Remo is a unique conferencing application which allows users to meet in a virtual space. Meetings can be retreats, team building exercises, professional panels, or just simply a virtual office space for remote teams. It is able to handle events up to a thousand users in a single space.

Tools used

  • React
  • GraphQL
  • Node.js
  • Typescript
  • Postgres / MongoDB

Role

At Remo I worked in a variety of roles. I was assigned front-end, back-end, and some dev ops tasks.


Shuffle

The shuffle feature of Remo places each user at a different table. It's a well used feature for mixers.

I rewrote the feature to be up to 20 times faster than our previous implementation. I also added the ability for users to choose how many users per table the algorithm would favor.

Shuffling users in an assortment of tables of varying sizes is an np-hard problem.
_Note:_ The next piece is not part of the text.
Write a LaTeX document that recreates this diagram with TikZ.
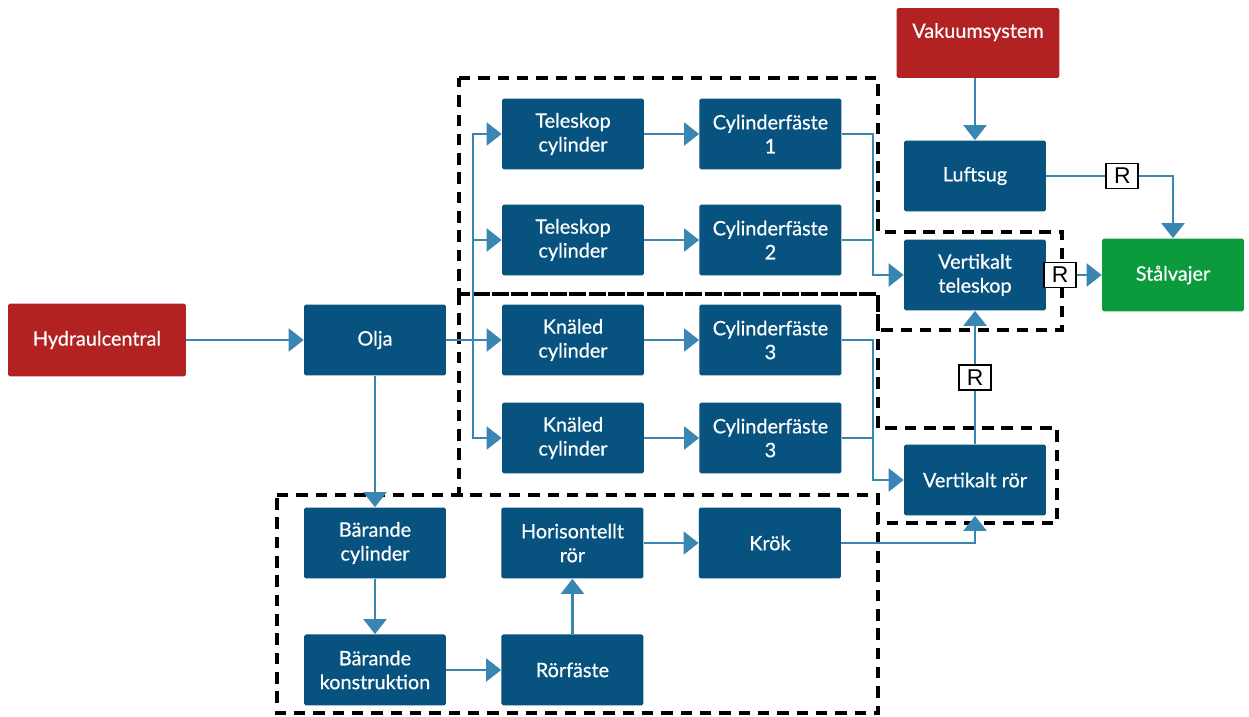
\documentclass[tikz,border=0pt]{standalone}
\usepackage{fontspec}
\setmainfont{Lato}[FakeBold=0.5]
\newfontfamily\rfont{Liberation Sans}
\usetikzlibrary{positioning, arrows.meta}

\definecolor{blockblue}{HTML}{07527F}
\definecolor{blockred}{HTML}{B22222}
\definecolor{blockgreen}{HTML}{0B9A3C}
\definecolor{pilblue}{HTML}{3A86B2}

\begin{document}
\begin{tikzpicture}[
        x=0.02cm, y=-0.02cm,
        >={Triangle[width=13pt, length=8.5pt]},
        node distance=3.95cm,
        font=\fontsize{11.3}{13.6}\selectfont,
        block/.style={
          fill=blockblue,
          text=white,
          align=center,
          minimum width=2.84cm,
          minimum height=1.42cm,
          inner sep=2pt,
          rounded corners=1pt
        },
        kalla/.style={block, fill=blockred},
        mal/.style={block, fill=blockgreen},
        pil/.style={->, color=pilblue, line width=1.4pt},
        ledning/.style={color=pilblue, line width=1.4pt},
        rbox/.style={
          draw=black,
          fill=white,
          text=black,
          line width=1.1pt,
          font=\rfont\fontsize{13}{13}\selectfont,
          inner sep=1pt,
          minimum width=0.64cm,
          minimum height=0.5cm
        },
        grupp/.style={draw, line width=2.2pt, dash pattern=on 6.5pt off 4.5pt}
      ]

      \useasboundingbox (0,0) rectangle (1249,717);

      % Block
      \node[kalla, minimum width=3.56cm, minimum height=1.46cm] (hyd) at (97,340) {Hydraulcentral};
      \node[block] (olja) at (375,340) {Olja};

      \node[block] (tc1) at (573,134) {Teleskop\\cylinder};
      \node[block, right of=tc1] (cf1) {Cylinderfäste\\1};
      \node[block] (tc2) at (573,240) {Teleskop\\cylinder};
      \node[block, right of=tc2] (cf2) {Cylinderfäste\\2};
      \node[block] (kc1) at (573,340) {Knäled\\cylinder};
      \node[block, right of=kc1] (cf3) {Cylinderfäste\\3};
      \node[block] (kc2) at (573,438) {Knäled\\cylinder};
      \node[block, right of=kc2] (cf4) {Cylinderfäste\\3};

      \node[kalla, minimum width=3.26cm, minimum height=1.4cm, text depth=0.5cm] (vak) at (978,43) {Vakuumsystem};
      \node[block] (luft) at (975,176) {Luftsug};
      \node[block] (vtel) at (975,275) {Vertikalt\\teleskop};
      \node[mal, minimum height=1.46cm] (stal) at (1173,275) {Stålvajer};
      \node[block] (vror) at (975,480) {Vertikalt rör};

      \node[block] (bc) at (375,543) {Bärande\\cylinder};
      \node[block, right of=bc] (hr) {Horisontellt\\rör};
      \node[block, right of=hr] (krok) {Krök};
      \node[block, below of=bc, node distance=2.54cm] (bk) {Bärande\\konstruktion};
      \node[block, right of=bk] (rf) {Rörfäste};

      % Grupper
      \draw[grupp] (459,78) -- (878,78) -- (878,232) -- (1062,232) -- (1062,330)
        -- (878,330) -- (878,294) -- (459,294) -- cycle;
      \draw[grupp] (459,294) -- (878,294) -- (878,428) -- (1057,428) -- (1057,523)
        -- (878,523) -- (878,495) -- (459,495) -- cycle;
      \draw[grupp] (277,495) -- (878,495) -- (878,713) -- (277,713) -- cycle;

      % Pilar
      \coordinate (buss) at (473,340);
      \coordinate (samla) at (873,0);

      \foreach \c in {tc1,tc2,kc1,kc2}
        \draw[pil] (olja.east) -| (buss |- \c) -- (\c.west);

      \draw[pil] (cf1.east) -| (samla |- vtel) -- (vtel.west);
      \draw[ledning] (cf2.east) -- (cf2.east -| samla);
      \draw[pil] (cf3.east) -| (samla |- vror) -- (vror.west);
      \draw[ledning] (cf4.east) -- (cf4.east -| samla);
      \draw[pil] (krok.east) -| (vror.south);
      \draw[pil] (luft.east) -| node[rbox, pos=0.3] {R} (stal.north);

      \path[pil]
      (hyd) edge (olja)
      (olja) edge (bc)
      (bc) edge (bk)
      (bk) edge (rf)
      (rf) edge (hr)
      (hr) edge (krok)
      (tc1) edge (cf1)
      (tc2) edge (cf2)
      (kc1) edge (cf3)
      (kc2) edge (cf4)
      (luft.north |- vak.south) edge (luft)
      (vror) edge node[rbox] {R} (vtel)
      (vtel) edge node[rbox, pos=0.25] {R} (stal);

    \end{tikzpicture}
\end{document}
The solution took the implementation of a greedy algorithm that used the heuristic of the desired amount of users per table. By adding a single user to a table in steps that yielded the best assortment it would find a close to optimum solution.

Audio / Video

I migrated all of our video components to a new provider. Along with the video migration I rewrote the existing UI layer that rendered all video components. This migration reduced the amount of code of audio and video related components by a third and reduced the cost of our AV provider by half.

I also wrote the React layer for the background blur and background image replacement for videos.

Mobile performance

I worked on the the layout of Remo to ensure that key components were responsive. I removed mobile specific components and made their desktop counterparts responsive. I made fluid layouts with grid and used feature detection to remove components based on browser support. Opting to make responsive components essentially allowed us to maintain one version of a feature rather than two.

Core UI

I wrote core front-end components that were used all across the app. These components were all unit and snapshot tested and documented in Storybook.